#### Given request:
All lines from the beginning of the listing through the line with "292, 314, 334];" are to be copied word for word; the pictures are not.

#### Dataset section:
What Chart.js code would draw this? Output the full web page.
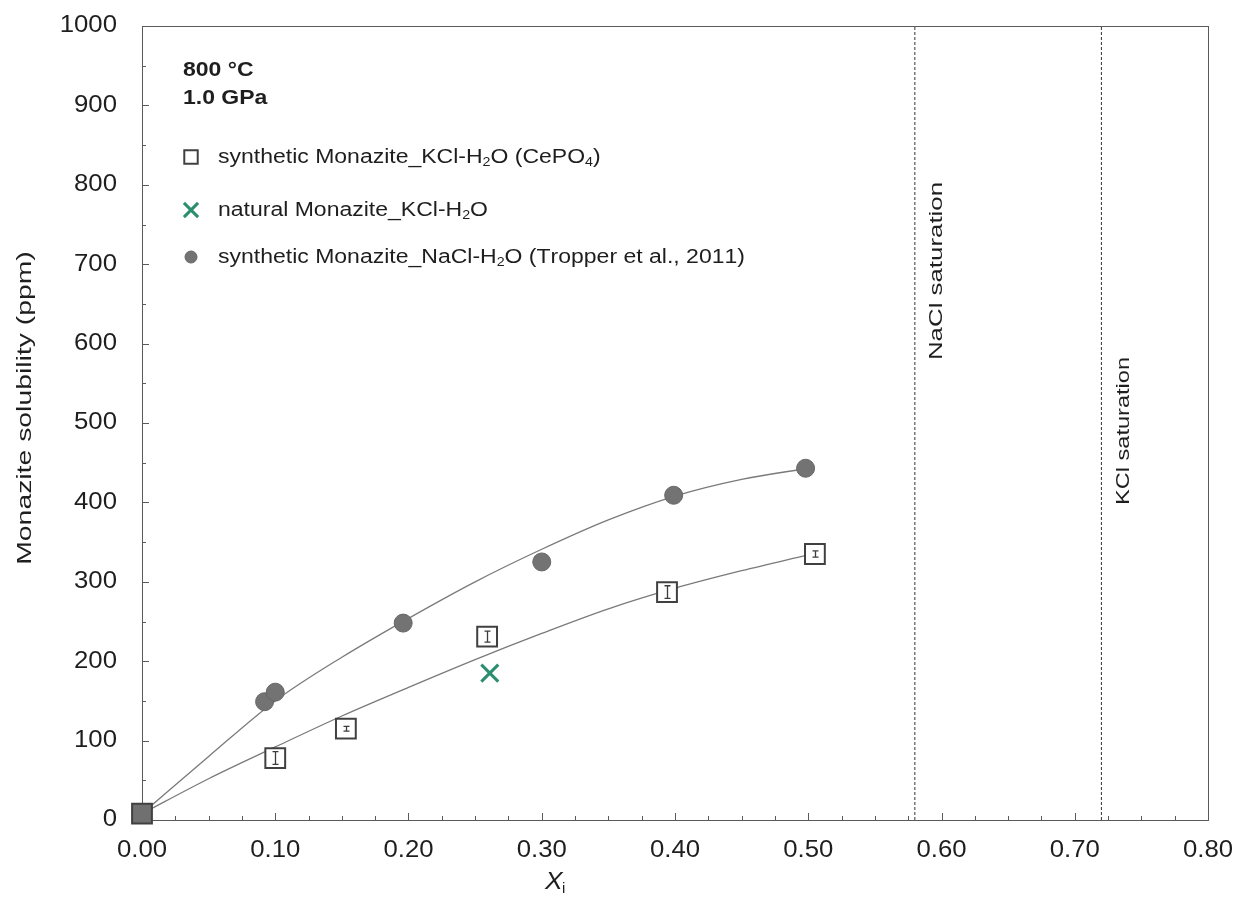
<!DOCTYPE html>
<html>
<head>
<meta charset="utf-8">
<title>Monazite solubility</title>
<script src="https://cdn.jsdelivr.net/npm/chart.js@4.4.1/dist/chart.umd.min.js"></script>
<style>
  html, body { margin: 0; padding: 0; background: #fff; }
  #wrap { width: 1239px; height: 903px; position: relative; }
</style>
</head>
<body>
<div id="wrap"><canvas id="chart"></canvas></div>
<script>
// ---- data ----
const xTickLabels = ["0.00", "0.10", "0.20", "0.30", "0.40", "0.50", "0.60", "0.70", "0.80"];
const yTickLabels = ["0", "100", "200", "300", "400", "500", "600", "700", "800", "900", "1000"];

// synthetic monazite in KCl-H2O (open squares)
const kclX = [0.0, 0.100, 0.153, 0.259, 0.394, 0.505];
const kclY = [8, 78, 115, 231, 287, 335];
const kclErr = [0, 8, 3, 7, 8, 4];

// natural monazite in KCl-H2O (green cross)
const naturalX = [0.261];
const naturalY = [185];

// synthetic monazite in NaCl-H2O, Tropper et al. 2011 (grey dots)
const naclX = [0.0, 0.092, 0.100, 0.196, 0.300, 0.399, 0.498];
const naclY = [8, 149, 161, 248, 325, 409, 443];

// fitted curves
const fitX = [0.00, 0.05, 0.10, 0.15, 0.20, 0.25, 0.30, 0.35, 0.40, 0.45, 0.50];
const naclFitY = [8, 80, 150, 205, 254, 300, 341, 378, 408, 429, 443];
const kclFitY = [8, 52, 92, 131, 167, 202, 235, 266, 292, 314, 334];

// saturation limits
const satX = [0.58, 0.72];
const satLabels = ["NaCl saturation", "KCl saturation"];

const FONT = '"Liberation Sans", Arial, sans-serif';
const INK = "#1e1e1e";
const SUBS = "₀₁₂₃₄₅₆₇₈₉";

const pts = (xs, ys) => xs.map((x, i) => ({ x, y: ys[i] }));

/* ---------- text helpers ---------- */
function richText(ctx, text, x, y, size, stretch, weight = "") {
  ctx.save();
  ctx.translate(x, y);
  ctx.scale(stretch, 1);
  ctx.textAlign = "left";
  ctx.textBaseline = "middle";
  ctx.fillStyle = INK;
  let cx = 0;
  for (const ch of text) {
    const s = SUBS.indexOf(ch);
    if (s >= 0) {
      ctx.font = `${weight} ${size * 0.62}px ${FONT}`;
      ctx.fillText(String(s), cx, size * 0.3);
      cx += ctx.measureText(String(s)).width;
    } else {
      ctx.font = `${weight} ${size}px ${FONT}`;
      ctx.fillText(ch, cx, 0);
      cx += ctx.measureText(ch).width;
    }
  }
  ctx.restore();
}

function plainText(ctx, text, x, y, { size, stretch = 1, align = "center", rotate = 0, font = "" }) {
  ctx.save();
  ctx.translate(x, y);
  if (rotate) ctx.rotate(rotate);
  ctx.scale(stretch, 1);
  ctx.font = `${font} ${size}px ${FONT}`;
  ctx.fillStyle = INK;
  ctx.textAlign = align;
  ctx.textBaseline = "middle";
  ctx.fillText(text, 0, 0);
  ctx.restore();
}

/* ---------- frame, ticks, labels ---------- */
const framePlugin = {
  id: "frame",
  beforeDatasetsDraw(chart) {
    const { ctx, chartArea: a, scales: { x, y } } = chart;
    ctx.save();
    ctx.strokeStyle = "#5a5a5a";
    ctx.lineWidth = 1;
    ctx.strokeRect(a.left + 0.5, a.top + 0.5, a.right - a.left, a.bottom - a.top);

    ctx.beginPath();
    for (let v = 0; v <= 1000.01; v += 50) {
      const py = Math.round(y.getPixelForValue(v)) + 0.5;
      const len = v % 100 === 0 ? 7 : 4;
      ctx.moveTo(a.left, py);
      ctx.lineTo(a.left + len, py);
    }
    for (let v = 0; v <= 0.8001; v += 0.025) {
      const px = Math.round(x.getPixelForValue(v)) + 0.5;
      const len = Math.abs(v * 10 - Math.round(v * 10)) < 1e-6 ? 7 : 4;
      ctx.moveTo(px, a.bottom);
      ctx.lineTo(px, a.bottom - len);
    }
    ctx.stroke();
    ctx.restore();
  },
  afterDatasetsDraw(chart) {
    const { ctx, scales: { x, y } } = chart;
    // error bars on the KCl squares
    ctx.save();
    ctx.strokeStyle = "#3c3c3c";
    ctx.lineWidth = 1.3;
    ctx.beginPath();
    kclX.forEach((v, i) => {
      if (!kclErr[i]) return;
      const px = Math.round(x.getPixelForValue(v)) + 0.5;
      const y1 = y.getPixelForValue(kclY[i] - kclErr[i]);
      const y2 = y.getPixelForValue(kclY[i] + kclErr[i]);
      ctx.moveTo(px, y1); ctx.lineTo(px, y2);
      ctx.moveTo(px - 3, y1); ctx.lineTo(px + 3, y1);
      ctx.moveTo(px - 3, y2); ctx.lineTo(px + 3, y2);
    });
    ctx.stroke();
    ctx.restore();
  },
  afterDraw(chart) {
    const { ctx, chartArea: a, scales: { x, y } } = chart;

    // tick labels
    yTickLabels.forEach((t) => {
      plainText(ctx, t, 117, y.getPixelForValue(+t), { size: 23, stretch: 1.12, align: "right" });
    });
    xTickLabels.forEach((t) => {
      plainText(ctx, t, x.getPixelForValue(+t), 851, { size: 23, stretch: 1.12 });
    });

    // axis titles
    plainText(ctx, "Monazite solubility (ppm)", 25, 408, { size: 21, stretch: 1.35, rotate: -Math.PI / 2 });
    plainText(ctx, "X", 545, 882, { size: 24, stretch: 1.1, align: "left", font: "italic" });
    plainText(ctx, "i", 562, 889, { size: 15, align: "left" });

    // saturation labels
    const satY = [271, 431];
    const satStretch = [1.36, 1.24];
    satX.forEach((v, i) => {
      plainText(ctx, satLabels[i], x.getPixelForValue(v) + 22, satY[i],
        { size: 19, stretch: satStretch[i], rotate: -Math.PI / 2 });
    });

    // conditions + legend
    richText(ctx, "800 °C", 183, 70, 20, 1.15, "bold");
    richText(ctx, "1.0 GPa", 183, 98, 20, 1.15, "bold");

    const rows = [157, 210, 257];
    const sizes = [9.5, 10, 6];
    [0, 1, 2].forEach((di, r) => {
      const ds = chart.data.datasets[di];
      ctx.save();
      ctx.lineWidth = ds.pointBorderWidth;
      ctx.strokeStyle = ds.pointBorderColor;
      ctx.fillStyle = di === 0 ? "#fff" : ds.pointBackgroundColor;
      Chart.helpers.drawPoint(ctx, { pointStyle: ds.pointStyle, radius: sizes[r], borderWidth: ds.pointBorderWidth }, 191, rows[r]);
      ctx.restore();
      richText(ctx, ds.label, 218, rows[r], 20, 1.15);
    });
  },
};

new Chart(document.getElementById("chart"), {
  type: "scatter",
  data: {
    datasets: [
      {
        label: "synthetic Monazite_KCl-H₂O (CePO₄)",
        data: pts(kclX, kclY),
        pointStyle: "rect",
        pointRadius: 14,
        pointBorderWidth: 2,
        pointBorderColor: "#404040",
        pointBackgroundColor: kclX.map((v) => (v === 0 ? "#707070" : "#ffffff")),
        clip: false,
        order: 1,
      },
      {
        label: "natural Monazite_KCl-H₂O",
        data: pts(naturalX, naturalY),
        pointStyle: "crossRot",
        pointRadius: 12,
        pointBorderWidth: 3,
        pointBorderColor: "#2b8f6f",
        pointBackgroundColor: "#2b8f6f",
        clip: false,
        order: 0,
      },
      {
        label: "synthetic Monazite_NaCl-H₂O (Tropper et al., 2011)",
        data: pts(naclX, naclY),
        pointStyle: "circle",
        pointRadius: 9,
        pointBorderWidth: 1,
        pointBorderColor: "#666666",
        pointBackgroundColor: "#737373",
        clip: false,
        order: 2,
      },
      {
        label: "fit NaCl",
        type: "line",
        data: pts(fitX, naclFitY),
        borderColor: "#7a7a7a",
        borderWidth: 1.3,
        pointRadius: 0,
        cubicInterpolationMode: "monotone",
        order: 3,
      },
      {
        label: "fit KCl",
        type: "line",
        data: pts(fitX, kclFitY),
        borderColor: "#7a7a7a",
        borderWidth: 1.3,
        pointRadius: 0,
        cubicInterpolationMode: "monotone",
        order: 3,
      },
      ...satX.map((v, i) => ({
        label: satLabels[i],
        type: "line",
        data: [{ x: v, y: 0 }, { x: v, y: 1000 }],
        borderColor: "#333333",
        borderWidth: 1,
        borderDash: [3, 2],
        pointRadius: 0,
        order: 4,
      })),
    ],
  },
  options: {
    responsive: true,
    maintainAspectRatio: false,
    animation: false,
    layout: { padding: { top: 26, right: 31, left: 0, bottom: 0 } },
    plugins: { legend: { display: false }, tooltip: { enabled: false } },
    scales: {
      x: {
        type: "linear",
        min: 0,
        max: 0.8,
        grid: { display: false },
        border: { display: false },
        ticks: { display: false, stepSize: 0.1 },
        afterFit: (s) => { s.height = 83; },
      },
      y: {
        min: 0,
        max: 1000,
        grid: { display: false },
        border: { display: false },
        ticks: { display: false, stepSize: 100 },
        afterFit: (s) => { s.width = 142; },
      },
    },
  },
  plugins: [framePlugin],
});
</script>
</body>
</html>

#### Complete answer:
What Chart.js code would draw this? Output the full web page.
<!DOCTYPE html>
<html>
<head>
<meta charset="utf-8">
<title>Monazite solubility</title>
<script src="https://cdn.jsdelivr.net/npm/chart.js@4.4.1/dist/chart.umd.min.js"></script>
<style>
  html, body { margin: 0; padding: 0; background: #fff; }
  #wrap { width: 1239px; height: 903px; position: relative; }
</style>
</head>
<body>
<div id="wrap"><canvas id="chart"></canvas></div>
<script>
// ---- data ----
const xTickLabels = ["0.00", "0.10", "0.20", "0.30", "0.40", "0.50", "0.60", "0.70", "0.80"];
const yTickLabels = ["0", "100", "200", "300", "400", "500", "600", "700", "800", "900", "1000"];

// synthetic monazite in KCl-H2O (open squares)
const kclX = [0.0, 0.100, 0.153, 0.259, 0.394, 0.505];
const kclY = [8, 78, 115, 231, 287, 335];
const kclErr = [0, 8, 3, 7, 8, 4];

// natural monazite in KCl-H2O (green cross)
const naturalX = [0.261];
const naturalY = [185];

// synthetic monazite in NaCl-H2O, Tropper et al. 2011 (grey dots)
const naclX = [0.0, 0.092, 0.100, 0.196, 0.300, 0.399, 0.498];
const naclY = [8, 149, 161, 248, 325, 409, 443];

// fitted curves
const fitX = [0.00, 0.05, 0.10, 0.15, 0.20, 0.25, 0.30, 0.35, 0.40, 0.45, 0.50];
const naclFitY = [8, 80, 150, 205, 254, 300, 341, 378, 408, 429, 443];
const kclFitY = [8, 52, 92, 131, 167, 202, 235, 266, 292, 314, 334];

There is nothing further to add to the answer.